• _Data section_
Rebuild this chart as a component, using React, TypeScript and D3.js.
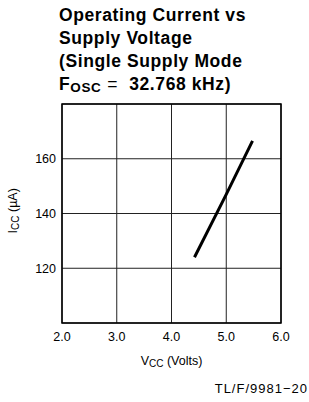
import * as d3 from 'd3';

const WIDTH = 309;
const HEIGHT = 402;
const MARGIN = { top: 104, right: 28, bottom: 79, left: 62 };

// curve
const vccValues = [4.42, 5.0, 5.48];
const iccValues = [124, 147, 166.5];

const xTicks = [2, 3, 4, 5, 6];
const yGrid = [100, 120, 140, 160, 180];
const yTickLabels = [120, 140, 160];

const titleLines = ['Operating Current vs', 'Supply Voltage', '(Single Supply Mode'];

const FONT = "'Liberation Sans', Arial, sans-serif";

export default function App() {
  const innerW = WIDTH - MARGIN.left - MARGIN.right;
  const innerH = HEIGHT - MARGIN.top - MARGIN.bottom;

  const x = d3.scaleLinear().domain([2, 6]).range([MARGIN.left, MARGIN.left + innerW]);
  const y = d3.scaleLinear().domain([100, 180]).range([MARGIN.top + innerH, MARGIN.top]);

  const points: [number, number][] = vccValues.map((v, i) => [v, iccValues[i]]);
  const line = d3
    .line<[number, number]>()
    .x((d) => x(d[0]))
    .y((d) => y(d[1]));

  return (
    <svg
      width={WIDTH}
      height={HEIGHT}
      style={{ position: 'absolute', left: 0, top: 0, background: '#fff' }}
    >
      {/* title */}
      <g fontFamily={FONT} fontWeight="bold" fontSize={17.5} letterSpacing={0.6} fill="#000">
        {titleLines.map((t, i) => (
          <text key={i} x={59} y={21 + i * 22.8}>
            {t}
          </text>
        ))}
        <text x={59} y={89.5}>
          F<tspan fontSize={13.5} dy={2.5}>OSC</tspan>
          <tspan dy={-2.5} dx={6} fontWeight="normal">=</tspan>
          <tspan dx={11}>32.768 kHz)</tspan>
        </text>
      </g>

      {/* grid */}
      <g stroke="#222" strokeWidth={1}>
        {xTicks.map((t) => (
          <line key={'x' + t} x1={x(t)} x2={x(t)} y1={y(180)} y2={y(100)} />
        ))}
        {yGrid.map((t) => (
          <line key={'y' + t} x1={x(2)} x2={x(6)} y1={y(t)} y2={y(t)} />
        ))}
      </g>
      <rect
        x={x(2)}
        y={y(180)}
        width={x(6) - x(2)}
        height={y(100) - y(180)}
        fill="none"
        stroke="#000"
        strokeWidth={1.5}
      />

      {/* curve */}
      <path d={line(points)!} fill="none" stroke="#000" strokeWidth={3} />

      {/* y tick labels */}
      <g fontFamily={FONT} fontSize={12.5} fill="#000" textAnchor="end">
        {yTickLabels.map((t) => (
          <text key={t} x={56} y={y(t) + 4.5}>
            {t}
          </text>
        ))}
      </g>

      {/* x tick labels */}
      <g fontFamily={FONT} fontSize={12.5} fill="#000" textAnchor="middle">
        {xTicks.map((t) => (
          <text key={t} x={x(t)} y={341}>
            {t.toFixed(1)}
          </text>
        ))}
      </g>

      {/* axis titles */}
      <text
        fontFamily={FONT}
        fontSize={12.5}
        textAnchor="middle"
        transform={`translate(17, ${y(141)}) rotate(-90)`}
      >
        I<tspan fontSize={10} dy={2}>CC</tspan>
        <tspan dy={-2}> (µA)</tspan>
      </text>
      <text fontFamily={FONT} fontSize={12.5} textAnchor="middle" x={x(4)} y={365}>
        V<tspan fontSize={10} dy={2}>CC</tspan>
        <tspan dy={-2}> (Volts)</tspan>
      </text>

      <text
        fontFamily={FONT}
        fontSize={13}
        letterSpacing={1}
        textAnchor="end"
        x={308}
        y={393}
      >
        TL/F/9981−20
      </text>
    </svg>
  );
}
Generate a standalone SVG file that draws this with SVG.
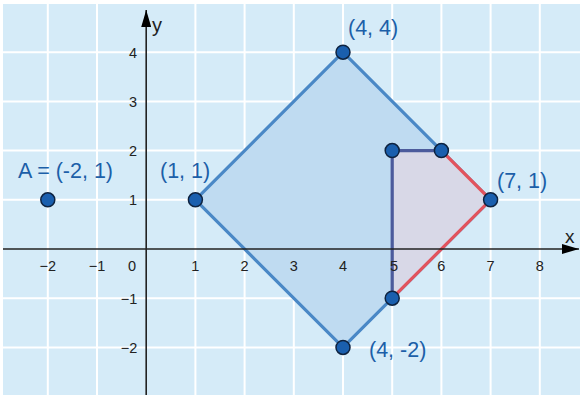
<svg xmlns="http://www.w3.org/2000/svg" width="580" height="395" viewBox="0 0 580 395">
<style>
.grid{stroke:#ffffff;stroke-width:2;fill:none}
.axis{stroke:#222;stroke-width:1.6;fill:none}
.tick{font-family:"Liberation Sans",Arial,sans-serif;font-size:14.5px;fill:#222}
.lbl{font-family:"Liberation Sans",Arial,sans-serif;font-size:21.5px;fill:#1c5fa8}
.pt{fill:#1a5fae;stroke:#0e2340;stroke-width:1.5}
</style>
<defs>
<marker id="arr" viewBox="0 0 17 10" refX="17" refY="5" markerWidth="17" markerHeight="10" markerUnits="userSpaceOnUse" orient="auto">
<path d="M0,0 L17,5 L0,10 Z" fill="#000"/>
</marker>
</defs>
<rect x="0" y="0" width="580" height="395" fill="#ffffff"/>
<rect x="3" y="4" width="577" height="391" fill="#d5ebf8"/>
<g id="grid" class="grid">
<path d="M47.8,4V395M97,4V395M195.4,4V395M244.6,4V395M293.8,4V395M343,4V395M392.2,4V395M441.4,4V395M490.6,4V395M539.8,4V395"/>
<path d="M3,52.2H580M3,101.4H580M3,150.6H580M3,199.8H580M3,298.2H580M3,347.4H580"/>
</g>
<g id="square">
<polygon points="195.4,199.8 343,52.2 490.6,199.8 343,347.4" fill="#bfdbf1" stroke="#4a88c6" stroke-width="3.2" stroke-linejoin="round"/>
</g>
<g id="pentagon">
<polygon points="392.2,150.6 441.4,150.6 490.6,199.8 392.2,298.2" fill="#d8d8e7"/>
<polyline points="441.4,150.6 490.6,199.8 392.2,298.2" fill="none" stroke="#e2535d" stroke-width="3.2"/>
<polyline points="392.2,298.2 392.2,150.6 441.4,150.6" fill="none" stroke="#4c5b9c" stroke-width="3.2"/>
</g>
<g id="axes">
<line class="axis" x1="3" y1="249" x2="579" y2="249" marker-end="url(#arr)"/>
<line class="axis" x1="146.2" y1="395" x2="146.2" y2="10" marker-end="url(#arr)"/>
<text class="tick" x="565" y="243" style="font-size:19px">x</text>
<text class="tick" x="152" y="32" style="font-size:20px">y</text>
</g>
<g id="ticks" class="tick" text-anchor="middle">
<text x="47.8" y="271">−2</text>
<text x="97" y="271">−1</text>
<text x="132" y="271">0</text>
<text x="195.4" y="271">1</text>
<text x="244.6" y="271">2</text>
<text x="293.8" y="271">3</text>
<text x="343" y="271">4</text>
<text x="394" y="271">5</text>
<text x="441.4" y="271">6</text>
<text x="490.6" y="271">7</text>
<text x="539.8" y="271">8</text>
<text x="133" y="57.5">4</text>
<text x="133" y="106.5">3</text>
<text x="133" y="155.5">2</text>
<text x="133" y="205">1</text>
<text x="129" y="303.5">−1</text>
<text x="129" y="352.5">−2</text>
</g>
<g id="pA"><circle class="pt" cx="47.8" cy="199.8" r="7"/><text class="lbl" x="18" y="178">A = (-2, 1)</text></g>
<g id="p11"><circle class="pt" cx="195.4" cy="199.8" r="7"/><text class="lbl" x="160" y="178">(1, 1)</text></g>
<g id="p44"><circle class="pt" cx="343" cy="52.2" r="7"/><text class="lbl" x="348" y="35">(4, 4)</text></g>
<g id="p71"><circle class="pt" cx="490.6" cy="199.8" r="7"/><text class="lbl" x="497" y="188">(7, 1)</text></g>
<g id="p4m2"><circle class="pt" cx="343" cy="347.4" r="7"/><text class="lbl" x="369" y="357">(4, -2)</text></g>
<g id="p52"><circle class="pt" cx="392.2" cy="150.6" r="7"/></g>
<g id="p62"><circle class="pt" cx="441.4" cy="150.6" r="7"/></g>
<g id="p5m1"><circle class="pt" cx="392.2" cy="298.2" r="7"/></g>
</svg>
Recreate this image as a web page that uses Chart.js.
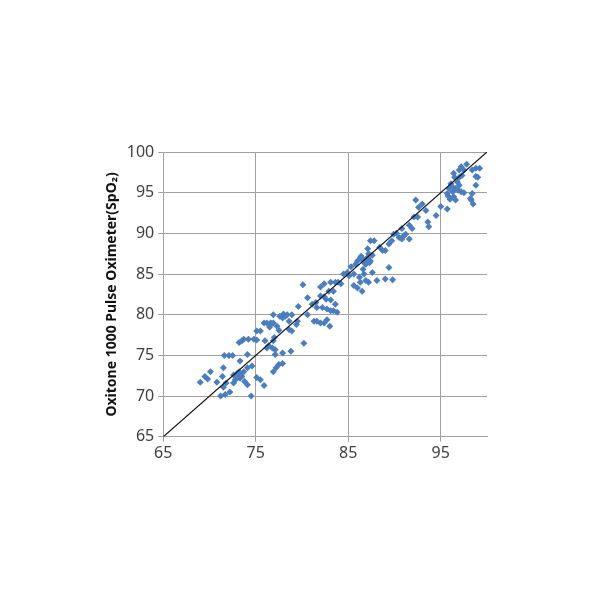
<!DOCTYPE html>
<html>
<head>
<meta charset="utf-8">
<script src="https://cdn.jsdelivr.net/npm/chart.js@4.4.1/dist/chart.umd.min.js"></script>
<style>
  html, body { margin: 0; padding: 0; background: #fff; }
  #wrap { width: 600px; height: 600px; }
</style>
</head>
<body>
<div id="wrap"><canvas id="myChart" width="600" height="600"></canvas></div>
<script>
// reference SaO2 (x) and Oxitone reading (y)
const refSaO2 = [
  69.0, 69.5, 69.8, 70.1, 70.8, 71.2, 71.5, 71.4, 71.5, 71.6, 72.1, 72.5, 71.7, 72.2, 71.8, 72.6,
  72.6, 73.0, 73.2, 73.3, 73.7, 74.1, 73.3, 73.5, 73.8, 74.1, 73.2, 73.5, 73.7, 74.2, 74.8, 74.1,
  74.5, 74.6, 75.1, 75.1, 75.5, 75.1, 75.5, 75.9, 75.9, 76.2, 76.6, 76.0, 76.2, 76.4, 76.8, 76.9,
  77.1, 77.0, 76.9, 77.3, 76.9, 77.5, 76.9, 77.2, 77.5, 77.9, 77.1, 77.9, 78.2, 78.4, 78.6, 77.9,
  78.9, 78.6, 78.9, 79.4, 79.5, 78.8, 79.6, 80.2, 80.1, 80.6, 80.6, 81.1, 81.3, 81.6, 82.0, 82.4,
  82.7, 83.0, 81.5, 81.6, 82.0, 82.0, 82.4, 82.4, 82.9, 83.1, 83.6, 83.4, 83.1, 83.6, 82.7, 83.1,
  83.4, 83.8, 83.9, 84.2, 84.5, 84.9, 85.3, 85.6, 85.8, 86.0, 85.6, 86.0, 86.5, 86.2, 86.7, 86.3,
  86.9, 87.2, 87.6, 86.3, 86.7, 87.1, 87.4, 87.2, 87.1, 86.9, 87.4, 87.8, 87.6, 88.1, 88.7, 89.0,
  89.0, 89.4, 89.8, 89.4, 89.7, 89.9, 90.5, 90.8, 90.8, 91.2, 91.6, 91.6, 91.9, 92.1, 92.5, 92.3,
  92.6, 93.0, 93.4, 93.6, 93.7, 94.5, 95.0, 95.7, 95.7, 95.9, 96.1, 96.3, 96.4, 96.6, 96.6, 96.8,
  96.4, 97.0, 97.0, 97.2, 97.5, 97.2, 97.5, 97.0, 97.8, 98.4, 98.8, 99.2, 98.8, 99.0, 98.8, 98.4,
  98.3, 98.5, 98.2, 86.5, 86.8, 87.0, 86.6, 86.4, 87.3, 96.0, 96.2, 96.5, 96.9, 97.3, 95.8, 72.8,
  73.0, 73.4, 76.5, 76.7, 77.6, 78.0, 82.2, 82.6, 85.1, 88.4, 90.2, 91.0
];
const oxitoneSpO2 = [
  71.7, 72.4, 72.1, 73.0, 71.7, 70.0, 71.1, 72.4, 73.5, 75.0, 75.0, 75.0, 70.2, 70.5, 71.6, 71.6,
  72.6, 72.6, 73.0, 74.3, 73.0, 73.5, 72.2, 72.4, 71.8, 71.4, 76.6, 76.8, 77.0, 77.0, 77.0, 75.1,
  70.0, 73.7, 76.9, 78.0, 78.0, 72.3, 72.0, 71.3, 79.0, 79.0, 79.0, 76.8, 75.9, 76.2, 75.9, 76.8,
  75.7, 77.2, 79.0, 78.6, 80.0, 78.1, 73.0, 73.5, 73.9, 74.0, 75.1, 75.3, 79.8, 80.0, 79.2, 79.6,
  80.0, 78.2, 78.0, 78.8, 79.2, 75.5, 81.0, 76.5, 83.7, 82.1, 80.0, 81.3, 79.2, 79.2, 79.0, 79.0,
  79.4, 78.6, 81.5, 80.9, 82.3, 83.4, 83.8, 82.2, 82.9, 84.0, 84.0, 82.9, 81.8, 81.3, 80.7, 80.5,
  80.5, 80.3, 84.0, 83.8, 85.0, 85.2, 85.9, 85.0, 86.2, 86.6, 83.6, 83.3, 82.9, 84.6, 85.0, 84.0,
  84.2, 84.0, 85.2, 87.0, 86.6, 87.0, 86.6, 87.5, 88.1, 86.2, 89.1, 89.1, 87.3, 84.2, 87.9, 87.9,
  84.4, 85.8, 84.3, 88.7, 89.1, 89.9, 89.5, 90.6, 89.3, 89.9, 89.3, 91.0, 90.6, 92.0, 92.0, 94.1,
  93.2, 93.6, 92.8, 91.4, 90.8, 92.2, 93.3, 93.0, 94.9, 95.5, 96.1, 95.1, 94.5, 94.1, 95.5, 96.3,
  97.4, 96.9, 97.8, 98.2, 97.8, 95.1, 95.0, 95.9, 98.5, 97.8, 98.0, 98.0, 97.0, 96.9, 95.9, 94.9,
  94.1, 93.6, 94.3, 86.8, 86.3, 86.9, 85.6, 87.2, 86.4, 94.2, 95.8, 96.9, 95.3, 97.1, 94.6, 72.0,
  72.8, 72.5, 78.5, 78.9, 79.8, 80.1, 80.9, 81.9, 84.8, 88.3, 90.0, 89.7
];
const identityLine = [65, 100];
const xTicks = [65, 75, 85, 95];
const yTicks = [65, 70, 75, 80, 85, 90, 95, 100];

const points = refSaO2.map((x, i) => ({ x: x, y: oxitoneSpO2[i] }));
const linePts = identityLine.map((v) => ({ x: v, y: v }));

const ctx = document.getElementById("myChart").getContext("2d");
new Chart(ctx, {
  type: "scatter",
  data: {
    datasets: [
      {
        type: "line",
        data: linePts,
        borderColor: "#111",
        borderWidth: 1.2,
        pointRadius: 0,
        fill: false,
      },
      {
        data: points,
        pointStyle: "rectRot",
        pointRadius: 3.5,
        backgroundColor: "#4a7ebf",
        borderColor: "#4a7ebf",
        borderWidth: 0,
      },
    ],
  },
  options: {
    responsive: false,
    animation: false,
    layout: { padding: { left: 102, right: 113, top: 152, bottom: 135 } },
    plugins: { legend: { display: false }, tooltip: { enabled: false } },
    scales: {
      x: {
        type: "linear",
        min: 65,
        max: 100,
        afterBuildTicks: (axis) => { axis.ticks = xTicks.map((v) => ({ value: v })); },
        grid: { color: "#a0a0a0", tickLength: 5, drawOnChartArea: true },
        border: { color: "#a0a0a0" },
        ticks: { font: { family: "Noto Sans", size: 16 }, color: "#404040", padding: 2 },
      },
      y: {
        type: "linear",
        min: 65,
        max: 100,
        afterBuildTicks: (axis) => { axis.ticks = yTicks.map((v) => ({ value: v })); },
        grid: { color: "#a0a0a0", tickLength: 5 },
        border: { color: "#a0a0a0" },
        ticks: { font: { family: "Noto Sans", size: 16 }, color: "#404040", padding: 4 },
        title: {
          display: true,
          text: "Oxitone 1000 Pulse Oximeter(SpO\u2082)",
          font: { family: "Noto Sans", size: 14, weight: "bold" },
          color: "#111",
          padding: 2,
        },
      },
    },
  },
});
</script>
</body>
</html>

• _Work required_
Each line that holds the word "this" should be extracted from the records.

• _Response to the exercise_
Rebuild this chart as a component, using React, TypeScript and D3.js.
Generate a standalone SVG file that draws this with SVG.
Recreate this image as a web page that uses Chart.js.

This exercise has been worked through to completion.